= MD&C Pavlov =

Soviet-Russian hip hop artist

Alexey Vladimirovich Pavlov (Алексе́й Влади́мирович Па́влов, born 8 February 1968), best known under his stage name MD&C Pavlov, is a Russian hip hop performer and one of the first MC's in the Soviet Union. He is cited as being "the godfather of Russian funk" and one of the pioneers of Russian rap.

== Biography ==
While he was originally a drummer for a Soviet rock band Zvuki Mu, Pavlov heard rap music from bootlegged tapes in possession of a Cuban student at a Russian university in 1984. He then heard more hip-hop when touring the United States in 1989 with his rock band and immediately was infatuated with the genre and culture. When he returned to the USSR, he began rapping in Moscow clubs and discos. His raps were mostly in English with Russian, Sanskrit and nonsense syllables, based on jazz scat syllables, all mixed together.

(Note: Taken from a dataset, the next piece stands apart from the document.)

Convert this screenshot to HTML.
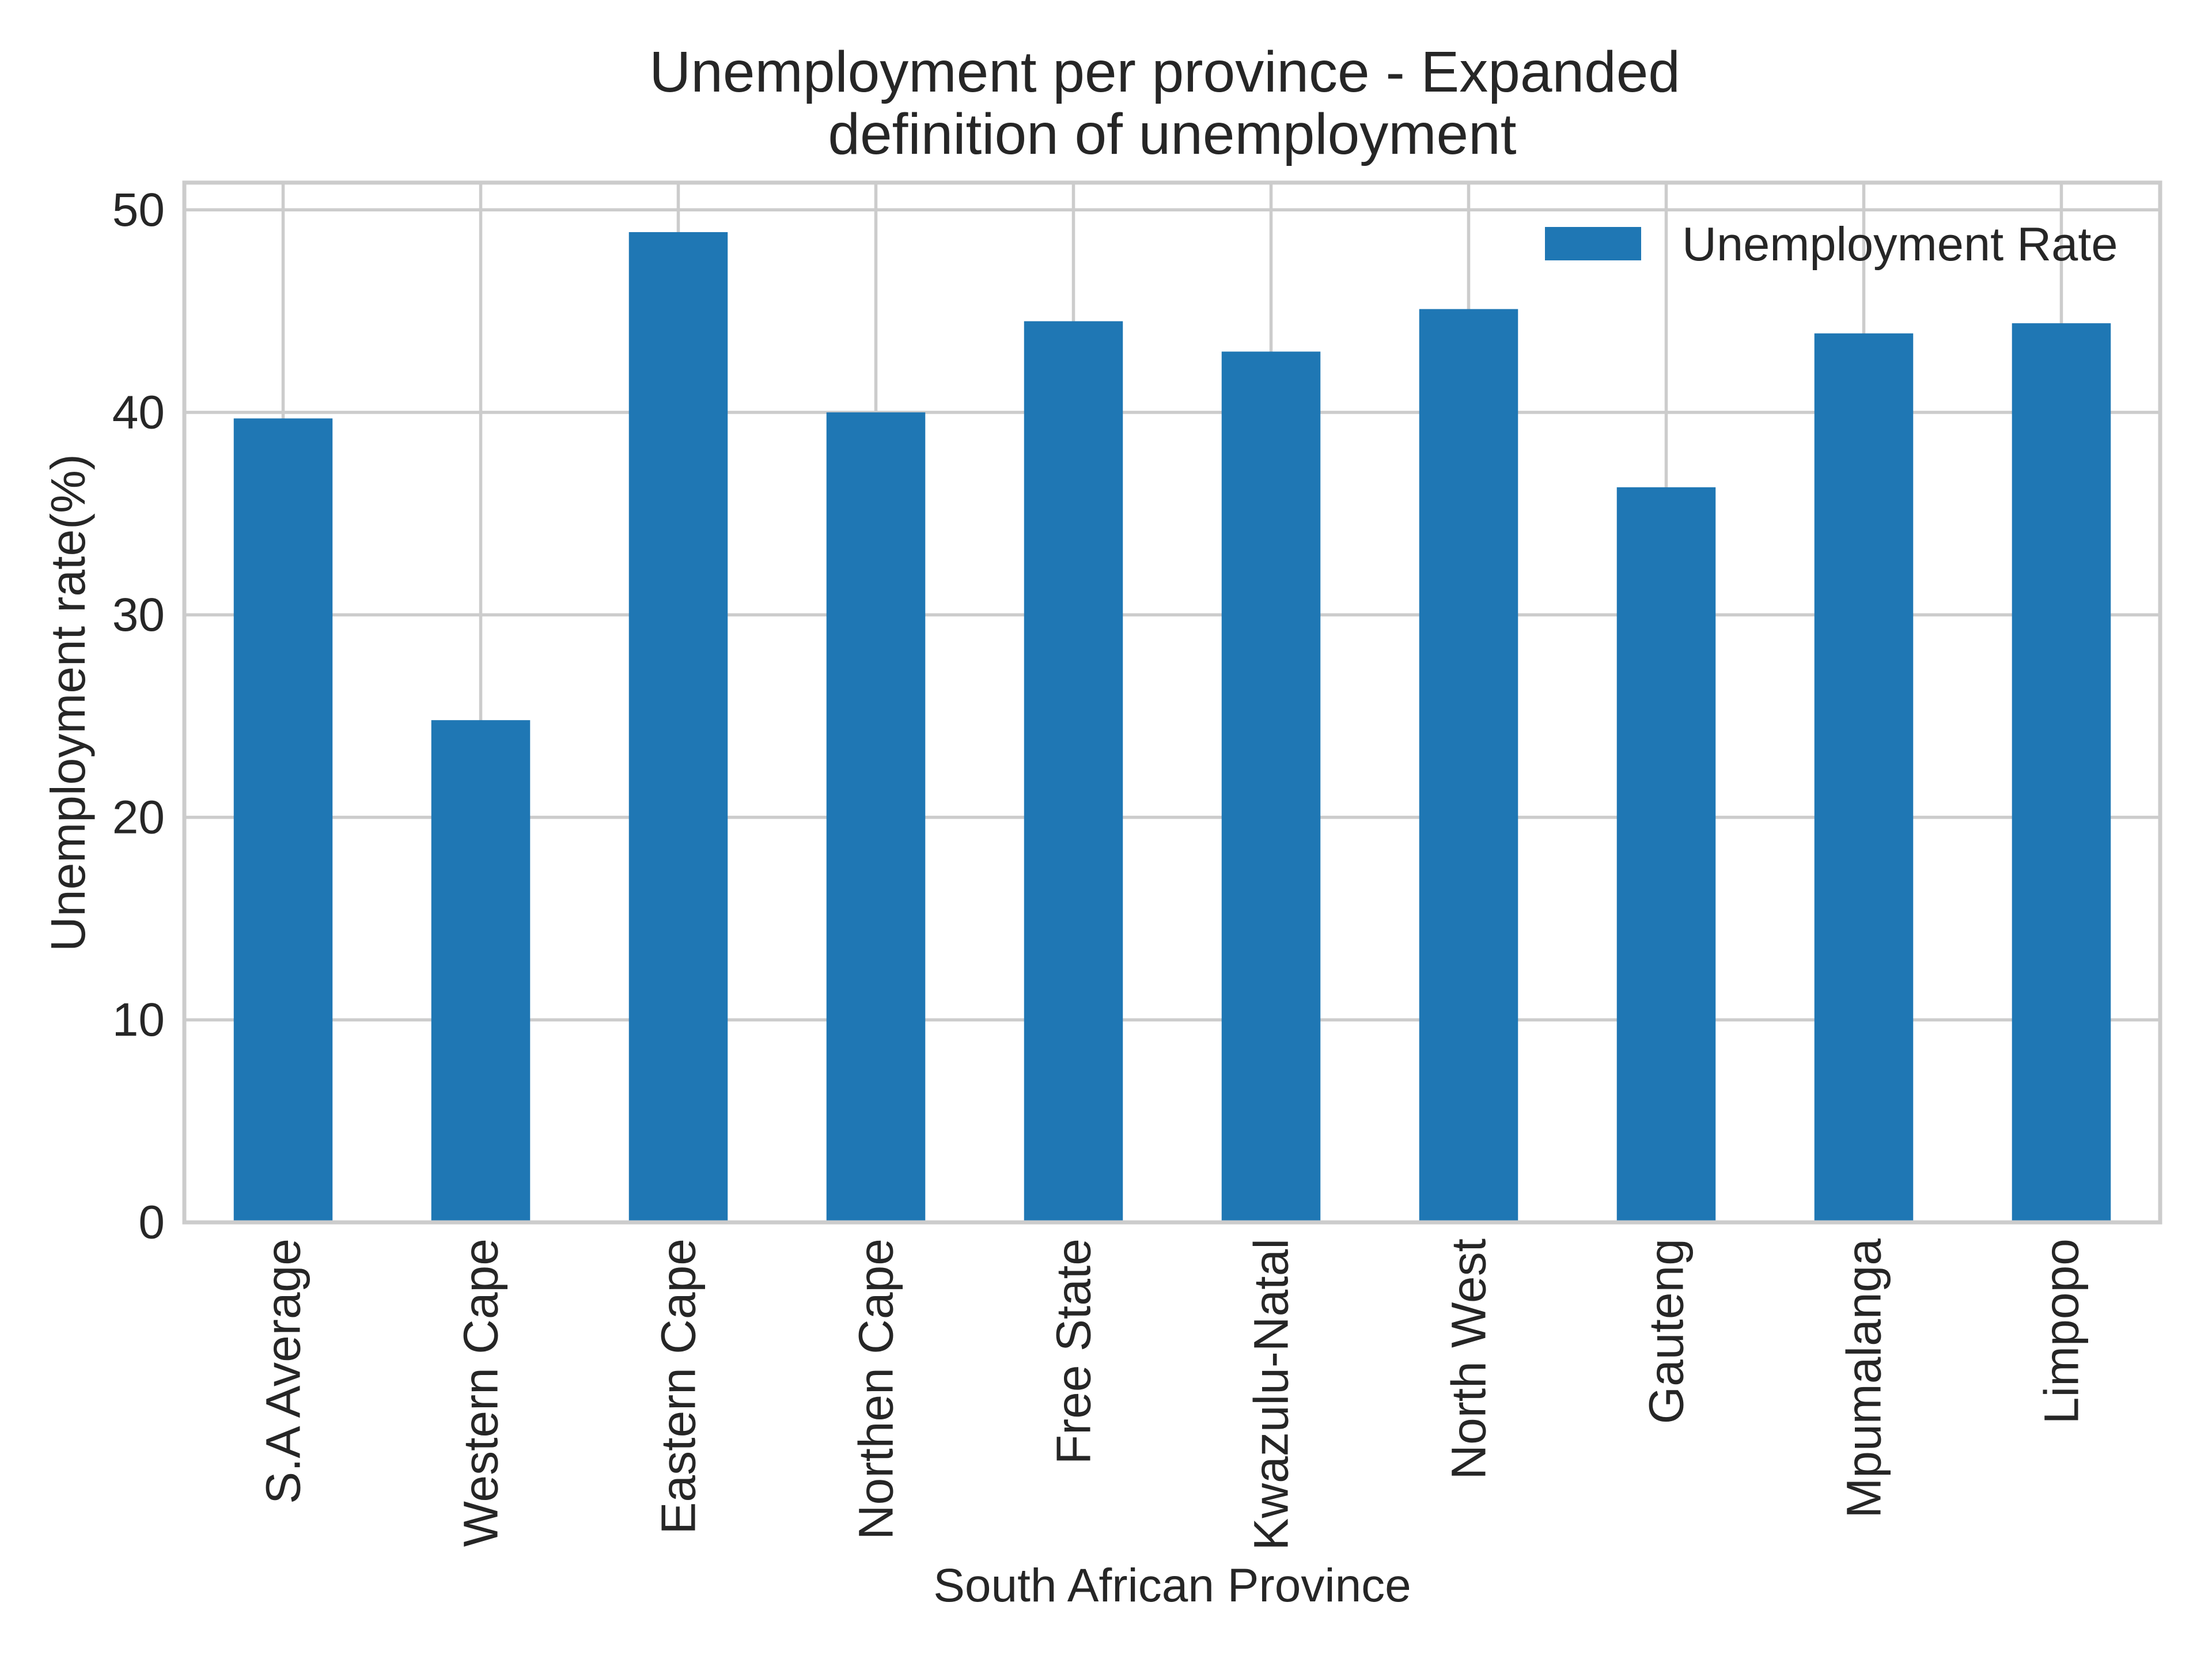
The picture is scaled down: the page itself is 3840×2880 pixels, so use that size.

He used an American hip-hop style and would only perform with black dancers and performers, because he believed the genre was a black genre. He also avoided political topics and emphasized the sound of words over their meaning. Because of this, government officials did not perceive him as a threat and did not seriously attempt to censor him. Although he succeeded in spreading rap further throughout the USSR and was one of the first rappers in Russia, Pavlov's popularity decreased as during the decline of the USSR. He now claims he has been forgotten as a Russian rap icon, while other American and Russian groups from the same era, like Bad Balance, are given more credit for spreading and sparking the genre.